§ STATED EXERCISE:
Write out the entire listing below exactly as it appears, minus any pictures.

§ INPUT:

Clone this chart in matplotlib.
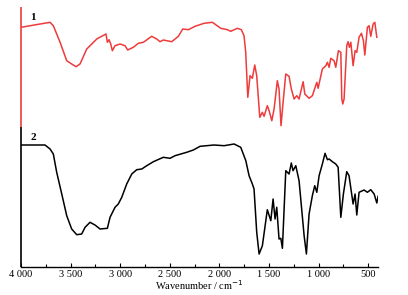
import matplotlib
matplotlib.use("Agg")
import matplotlib.pyplot as plt
from matplotlib.ticker import MultipleLocator, FixedLocator, FixedFormatter

# Spectrum 1 (red): wavenumber / cm-1 and relative transmittance (offset)
wn1 = [4000, 3707, 3674, 3607, 3539, 3489, 3445, 3405, 3337, 3236, 3143, 3129, 3112, 3095,
       3079, 3052, 3001, 2951, 2924, 2867, 2817, 2766, 2682, 2631, 2598, 2565, 2530, 2480,
       2413, 2369, 2312, 2245, 2154, 2070, 1986, 1919, 1885, 1818, 1778, 1751, 1734, 1713,
       1690, 1667, 1643, 1623, 1592, 1566, 1549, 1516, 1498, 1471, 1448, 1415, 1398, 1378,
       1354, 1330, 1297, 1274, 1246, 1219, 1196, 1155, 1138, 1095, 1062, 1017, 1004, 961,
       926, 910, 893, 876, 843, 826, 799, 775, 765, 755, 742, 715, 702, 688, 674, 651, 631,
       614, 591, 567, 547, 533, 507, 490, 473, 449, 432, 412]
t1 = [239.7, 244.7, 241.3, 225, 206.3, 203, 200.3, 203, 218, 228, 233, 224.7, 227.3, 223,
      216.3, 221.3, 223, 221.3, 217, 219.7, 223.7, 224.7, 230.7, 228, 225.3, 227, 226.3, 225.3,
      230.7, 238, 237.3, 240.7, 243.7, 244.7, 238.7, 237.3, 235.7, 238.7, 237.3, 231.3, 214.7, 169.7,
      191.3, 188.7, 202, 191.3, 149.7, 154.7, 150.7, 161.3, 156.3, 146.3, 158, 186.3, 178, 141.3,
      168, 193, 190.7, 178, 168, 171.3, 168, 185.3, 173, 168.7, 171.3, 184.7, 178.7, 198,
      201.3, 204.7, 199.7, 208.7, 206.3, 199.7, 216.3, 214.7, 168, 163, 168, 221.3, 225.3, 219.7, 224.7, 201.3, 216.3,
      214.7, 229.7, 233.7, 226.3, 212, 239.7, 241.3, 230.7, 243, 244.7, 229.7]

# Spectrum 2 (black)
wn2 = [4000, 3758, 3707, 3674, 3640, 3589, 3539, 3489, 3438, 3388, 3354, 3304, 3254, 3203,
       3129, 3102, 3052, 3019, 2984, 2934, 2883, 2833, 2782, 2732, 2665, 2565, 2497, 2447,
       2329, 2262, 2194, 2053, 1952, 1851, 1784, 1733, 1700, 1667, 1650, 1623, 1599, 1566,
       1516, 1481, 1458, 1438, 1421, 1398, 1380, 1364, 1330, 1297, 1274, 1257, 1229, 1196,
       1145, 1122, 1095, 1062, 1038, 1017, 994, 961, 934, 910, 893, 860, 826, 802, 775, 749,
       715, 692, 651, 631, 614, 591, 540, 507, 473, 439, 412, 399]
t2 = [122, 122, 118, 113, 94.7, 73, 51.3, 38, 32.3, 33, 39.7, 44.7, 42, 38,
      38.7, 49.7, 59.7, 63, 69.7, 83, 93, 97.3, 98, 101.3, 105.3, 109.7, 108.7, 111.3,
      114.7, 117, 120.7, 122, 121.3, 123, 119.7, 106.3, 91.3, 83, 78, 34.7, 13, 21.3,
      57.3, 46.3, 68, 48, 59.7, 28, 28.7, 18.7, 96.3, 93, 104, 96.3, 101.3, 86.3,
      31.3, 13, 53, 71.3, 81.3, 74.7, 91.3, 103, 113.7, 107.3, 108, 105.3, 103, 99.7, 49.7, 73,
      95.3, 91.3, 63, 73, 52, 74.7, 77, 74.7, 77.3, 73, 64, 70.7]

tick_vals = [4000, 3500, 3000, 2500, 2000, 1500, 1000, 500]
tick_labels = ["4 000", "3 500", "3 000", "2 500", "2 000", "1 500", "1 000", "500"]

serif = ["Liberation Serif", "DejaVu Serif"]
plt.rcParams['font.family'] = serif

fig = plt.figure(figsize=(4.08, 2.95), dpi=100)
ax = fig.add_axes([21/408, 28/295, 357/408, 260/295])

ax.plot(wn1, t1, color="#ee3b3b", lw=1.1)
ax.plot(wn2, t2, color="black", lw=1.1)

ax.set_xlim(4000, 400)
ax.set_ylim(0, 260)

for s in ["top", "right", "left"]:
    ax.spines[s].set_visible(False)
ax.spines["bottom"].set_linewidth(1.0)
split = 140
ax.plot([4000, 4000], [split, 260], color="#ee3b3b", lw=1.2, clip_on=False, solid_capstyle="butt")
ax.plot([4000, 4000], [0, split], color="black", lw=1.2, clip_on=False, solid_capstyle="butt")

ax.set_yticks([])
ax.xaxis.set_major_locator(FixedLocator(tick_vals))
ax.xaxis.set_major_formatter(FixedFormatter(tick_labels))
ax.xaxis.set_minor_locator(MultipleLocator(250))
ax.tick_params(axis="x", which="major", direction="in", length=3, width=0.8, labelsize=7.5, pad=2.5)
ax.tick_params(axis="x", which="minor", direction="in", length=2, width=0.8)
ax.set_xlabel("Wavenumber / cm$^{-1}$", fontsize=7.5, labelpad=-1)

ax.text(3879, 250, "1", fontsize=8, fontweight="bold", ha="center", va="center")
ax.text(3879, 129, "2", fontsize=8, fontweight="bold", ha="center", va="center")

fig.savefig("out.png", dpi=100)
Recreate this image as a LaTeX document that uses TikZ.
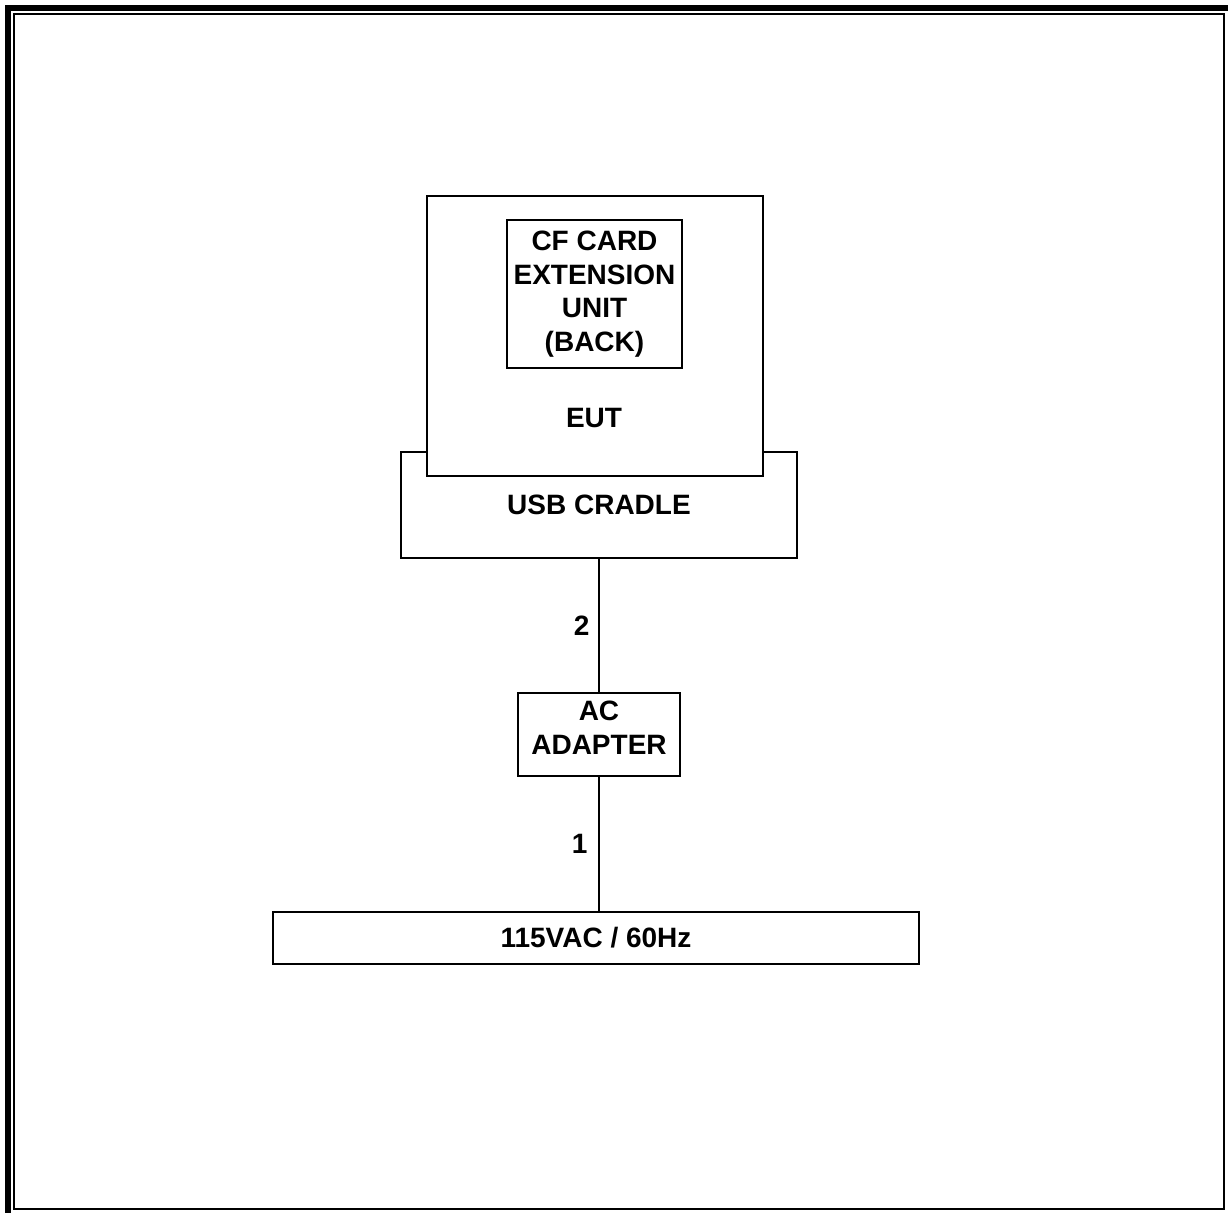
\documentclass[tikz,border=0pt]{standalone}
\usepackage{fontspec}
\setmainfont{Liberation Sans}
\usepackage{tikz}
\usetikzlibrary{positioning}

\tikzset{
  box/.style={draw=black, line width=1pt, fill=white, inner sep=0pt, align=center},
  lbl/.style={font=\bfseries\fontsize{14}{16.8}\selectfont, align=center},
  wire/.style={draw=black, line width=1pt}
}

\begin{document}
\begin{tikzpicture}[x=0.5pt,y=-0.5pt]
                \clip (0,0) rectangle (1228,1212);
                % frame
                \draw[line width=3pt] (8,8) rectangle (1232,1217);
                \draw[line width=1pt] (14,14) rectangle (1224,1209);
                % cradle first, eut covers its top edge
                \node[box, lbl, minimum width=198pt, minimum height=53pt] (cradle) at (599,504.5) {USB CRADLE};
                \node[box, minimum width=168pt, minimum height=140pt] (eut) at (595,336) {};
                \node[box, lbl, minimum width=87.5pt, minimum height=74pt] (cfcard) at (594.5,294) {CF CARD\\EXTENSION\\UNIT\\(BACK)};
                \node[lbl] (euttext) at (594,418) {EUT};
                \node[box, minimum width=81pt, minimum height=41.5pt] (adapter) at (599,734.5) {};
                \node[lbl] (adaptertext) at (599,728) {AC\\ADAPTER};
                \node[box, lbl, minimum width=323pt, minimum height=26pt] (mains) at (596,938) {115VAC / 60Hz};
                % cables
                \draw[wire] (cradle.south) -- (adapter.north) node[lbl, midway, left=1pt] (c2) {2};
                \draw[wire] (adapter.south) -- (adapter.south |- mains.north) node[lbl, midway, left=2pt] (c1) {1};
\end{tikzpicture}
\end{document}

§ TASK OUTPUT:
Clone this chart in matplotlib.
import matplotlib
matplotlib.use("Agg")
import matplotlib.pyplot as plt
from matplotlib.ticker import MultipleLocator, FixedLocator, FixedFormatter

# Spectrum 1 (red): wavenumber / cm-1 and relative transmittance (offset)
wn1 = [4000, 3707, 3674, 3607, 3539, 3489, 3445, 3405, 3337, 3236, 3143, 3129, 3112, 3095,
       3079, 3052, 3001, 2951, 2924, 2867, 2817, 2766, 2682, 2631, 2598, 2565, 2530, 2480,
       2413, 2369, 2312, 2245, 2154, 2070, 1986, 1919, 1885, 1818, 1778, 1751, 1734, 1713,
       1690, 1667, 1643, 1623, 1592, 1566, 1549, 1516, 1498, 1471, 1448, 1415, 1398, 1378,
       1354, 1330, 1297, 1274, 1246, 1219, 1196, 1155, 1138, 1095, 1062, 1017, 1004, 961,
       926, 910, 893, 876, 843, 826, 799, 775, 765, 755, 742, 715, 702, 688, 674, 651, 631,
       614, 591, 567, 547, 533, 507, 490, 473, 449, 432, 412]
t1 = [239.7, 244.7, 241.3, 225, 206.3, 203, 200.3, 203, 218, 228, 233, 224.7, 227.3, 223,
      216.3, 221.3, 223, 221.3, 217, 219.7, 223.7, 224.7, 230.7, 228, 225.3, 227, 226.3, 225.3,
      230.7, 238, 237.3, 240.7, 243.7, 244.7, 238.7, 237.3, 235.7, 238.7, 237.3, 231.3, 214.7, 169.7,
      191.3, 188.7, 202, 191.3, 149.7, 154.7, 150.7, 161.3, 156.3, 146.3, 158, 186.3, 178, 141.3,
      168, 193, 190.7, 178, 168, 171.3, 168, 185.3, 173, 168.7, 171.3, 184.7, 178.7, 198,
      201.3, 204.7, 199.7, 208.7, 206.3, 199.7, 216.3, 214.7, 168, 163, 168, 221.3, 225.3, 219.7, 224.7, 201.3, 216.3,
      214.7, 229.7, 233.7, 226.3, 212, 239.7, 241.3, 230.7, 243, 244.7, 229.7]

# Spectrum 2 (black)
wn2 = [4000, 3758, 3707, 3674, 3640, 3589, 3539, 3489, 3438, 3388, 3354, 3304, 3254, 3203,
       3129, 3102, 3052, 3019, 2984, 2934, 2883, 2833, 2782, 2732, 2665, 2565, 2497, 2447,
       2329, 2262, 2194, 2053, 1952, 1851, 1784, 1733, 1700, 1667, 1650, 1623, 1599, 1566,
       1516, 1481, 1458, 1438, 1421, 1398, 1380, 1364, 1330, 1297, 1274, 1257, 1229, 1196,
       1145, 1122, 1095, 1062, 1038, 1017, 994, 961, 934, 910, 893, 860, 826, 802, 775, 749,
       715, 692, 651, 631, 614, 591, 540, 507, 473, 439, 412, 399]
t2 = [122, 122, 118, 113, 94.7, 73, 51.3, 38, 32.3, 33, 39.7, 44.7, 42, 38,
      38.7, 49.7, 59.7, 63, 69.7, 83, 93, 97.3, 98, 101.3, 105.3, 109.7, 108.7, 111.3,
      114.7, 117, 120.7, 122, 121.3, 123, 119.7, 106.3, 91.3, 83, 78, 34.7, 13, 21.3,
      57.3, 46.3, 68, 48, 59.7, 28, 28.7, 18.7, 96.3, 93, 104, 96.3, 101.3, 86.3,
      31.3, 13, 53, 71.3, 81.3, 74.7, 91.3, 103, 113.7, 107.3, 108, 105.3, 103, 99.7, 49.7, 73,
      95.3, 91.3, 63, 73, 52, 74.7, 77, 74.7, 77.3, 73, 64, 70.7]

tick_vals = [4000, 3500, 3000, 2500, 2000, 1500, 1000, 500]
tick_labels = ["4 000", "3 500", "3 000", "2 500", "2 000", "1 500", "1 000", "500"]

serif = ["Liberation Serif", "DejaVu Serif"]
plt.rcParams['font.family'] = serif

fig = plt.figure(figsize=(4.08, 2.95), dpi=100)
ax = fig.add_axes([21/408, 28/295, 357/408, 260/295])

ax.plot(wn1, t1, color="#ee3b3b", lw=1.1)
ax.plot(wn2, t2, color="black", lw=1.1)

ax.set_xlim(4000, 400)
ax.set_ylim(0, 260)

for s in ["top", "right", "left"]:
    ax.spines[s].set_visible(False)
ax.spines["bottom"].set_linewidth(1.0)
split = 140
ax.plot([4000, 4000], [split, 260], color="#ee3b3b", lw=1.2, clip_on=False, solid_capstyle="butt")
ax.plot([4000, 4000], [0, split], color="black", lw=1.2, clip_on=False, solid_capstyle="butt")

ax.set_yticks([])
ax.xaxis.set_major_locator(FixedLocator(tick_vals))
ax.xaxis.set_major_formatter(FixedFormatter(tick_labels))
ax.xaxis.set_minor_locator(MultipleLocator(250))
ax.tick_params(axis="x", which="major", direction="in", length=3, width=0.8, labelsize=7.5, pad=2.5)
ax.tick_params(axis="x", which="minor", direction="in", length=2, width=0.8)
ax.set_xlabel("Wavenumber / cm$^{-1}$", fontsize=7.5, labelpad=-1)

ax.text(3879, 250, "1", fontsize=8, fontweight="bold", ha="center", va="center")
ax.text(3879, 129, "2", fontsize=8, fontweight="bold", ha="center", va="center")

fig.savefig("out.png", dpi=100)
Recreate this image as a LaTeX document that uses TikZ.
\documentclass[tikz,border=0pt]{standalone}
\usepackage{fontspec}
\setmainfont{Liberation Sans}
\usepackage{tikz}
\usetikzlibrary{positioning}

\tikzset{
  box/.style={draw=black, line width=1pt, fill=white, inner sep=0pt, align=center},
  lbl/.style={font=\bfseries\fontsize{14}{16.8}\selectfont, align=center},
  wire/.style={draw=black, line width=1pt}
}

\begin{document}
\begin{tikzpicture}[x=0.5pt,y=-0.5pt]
                \clip (0,0) rectangle (1228,1212);
                % frame
                \draw[line width=3pt] (8,8) rectangle (1232,1217);
                \draw[line width=1pt] (14,14) rectangle (1224,1209);
                % cradle first, eut covers its top edge
                \node[box, lbl, minimum width=198pt, minimum height=53pt] (cradle) at (599,504.5) {USB CRADLE};
                \node[box, minimum width=168pt, minimum height=140pt] (eut) at (595,336) {};
                \node[box, lbl, minimum width=87.5pt, minimum height=74pt] (cfcard) at (594.5,294) {CF CARD\\EXTENSION\\UNIT\\(BACK)};
                \node[lbl] (euttext) at (594,418) {EUT};
                \node[box, minimum width=81pt, minimum height=41.5pt] (adapter) at (599,734.5) {};
                \node[lbl] (adaptertext) at (599,728) {AC\\ADAPTER};
                \node[box, lbl, minimum width=323pt, minimum height=26pt] (mains) at (596,938) {115VAC / 60Hz};
                % cables
                \draw[wire] (cradle.south) -- (adapter.north) node[lbl, midway, left=1pt] (c2) {2};
                \draw[wire] (adapter.south) -- (adapter.south |- mains.north) node[lbl, midway, left=2pt] (c1) {1};
\end{tikzpicture}
\end{document}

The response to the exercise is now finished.